The Washington Post reported that the Nonhuman Rights Project lost a unanimous opinion in New York’s Third Judicial Department turning away Tommy the Chimpanzee’s bid for personhood in law and therefore freedom. “They would have better luck in the courts,” my cousin Ray Sixkiller said drily, “if they incorporated the chimp.”

Corporations are legal persons and animals not, but dead humans were persons who ought to rest in peace. In 1981, they opened up Lee Harvey Oswald’s grave to quiet the conspiracy theorists who claimed he was not buried there. He was, but that did not have any effect on the tinfoil hat crowd who think Oswald was smart enough to get a job with a perfect sniper’s perch before JFK had any plans to visit Texas, much less Dallas, much less the particular street in Dallas.

A lawsuit just ended where Oswald’s brother is suing the funeral director who did the exhumation. Robert Oswald claims that he bought the pine box Lee Harvey was buried in for $300 and then Allen Baumgardner sold it second hand for $87,000. Baumgardner’s legal theory is that the casket was a gift to Lee Harvey that Robert did not expect to get back. Judge Don Cosby is expected to make a decision soon. “I can’t imagine,” Cousin Ray snickered, “why neither of these sterling characters asked for a jury trial.”

A more recent funeral happened when Dollree Mapp walked on. Mapp was the woman who stood up to Cleveland police, who were searching for a man allegedly involved in bombing Don King’s house, the same Don King who is now a famous boxing promoter but then was reputed to make a living in the numbers racket.

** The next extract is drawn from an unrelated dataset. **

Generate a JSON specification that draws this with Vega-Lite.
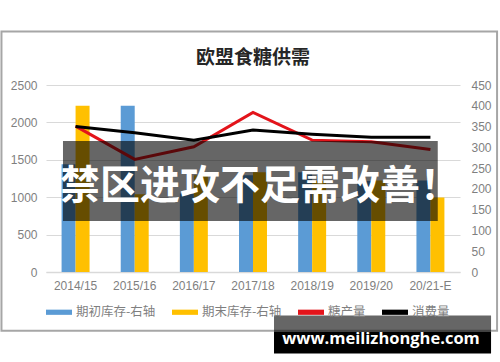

After the police shoved their way into Mapp’s home without a warrant, they found a pencil sketch of a naked person and some books with racy titles, which were illegal in those days. Her conviction was reversed in a Supreme Court opinion that started out to strike down the Ohio obscenity law for general nuttiness but veered into the Fourth Amendment and extended the Exclusionary Rule that products of unlawful search are not admissible in a criminal prosecution to state courts. So it was that this uppity woman of African-American and Mississippi Choctaw descent got her name on a landmark case, Mapp v. Ohio.

According to the Detroit Free Press, carjackings in the Motor City are down to one a day from more than three a day six years ago. Detroit’s lowered carjacking rate is still three times that of New York City, which has 12 times Detroit’s population. Police Chief James Craig was the victim of an attempted carjacking while he was in his police cruiser. Seeing those italics, Cousin Ray accused me of ignoring the value of a police cruiser. “Didn’t you see Blues Brothers?

It is axiomatic in politics that any candidate who makes light of polling data is losing. Mary Landrieu, the last statewide Democrat standing in Louisiana, proved that axiom once again by losing her runoff to Republican Bill Cassidy in a landslide. Technically, he barely cracked the landslide level, 55 percent, and some polls had his lead in double digits. That does not mean the polls were wrong. You can’t tell who will vote in a runoff and knowing the outcome in advance depresses turnout.

The second CNBC Millionaire Survey was released this week to test the opinions of the top 8 percent of Americans by investible assets (not by income). The sample attempted parity among Republicans, Democrats, and Independents, which probably means Democrats were overrepresented. Millionaires matter when the Supreme Court instructs us that the First Amendment requires one dollar-one vote.

The result: Hillary Clinton won with 31 percent, followed by Jeb Bush with 18 percent and Chris Christie with 14 percent. Among Republican millionaires, Ms. Clinton ran in single digits, behind Jeb Bush (36 percent), Chris Christie (19 percent), and Scott Walker (18 percent). Socialist Bernie Sanders got no votes among Republican millionaires, but he did score 11 percent overall.

While 93 percent of millionaires voted, only 4 percent gave more than $1,000 to a candidate, 10 percent of Democrats and only 3 percent of Republicans. That’s much higher turnout than ordinary people ever produce. Turnout in presidential elections since 1972 ranged from 59 percent in 1996 and 2000 to 70 percent in 2008.

Campaign contributions are skewed in the same manner. Less than one percent of voters contributed 80 percent of campaign funds in 2008, when the Obama campaign set new records for low dollar fundraising. Four percent of the population contributed, but those who maxed out at $2,300 were less than one tenth of one percent. “So,” Cousin Ray summarized, “rich people are more likely to vote and they give most of the political money as well. That explains a lot.”

In other rich people news, Bloomberg reported that the Porsche 918 Spyder Hybrid has sold out at $845,000 a copy. Production was limited to 918 vehicles. Americans bought 297. Cousin Ray would not say whether he bought one. “You never can tell when you might want to go zero to 60 in 2.5 seconds on 67 miles per gallon.”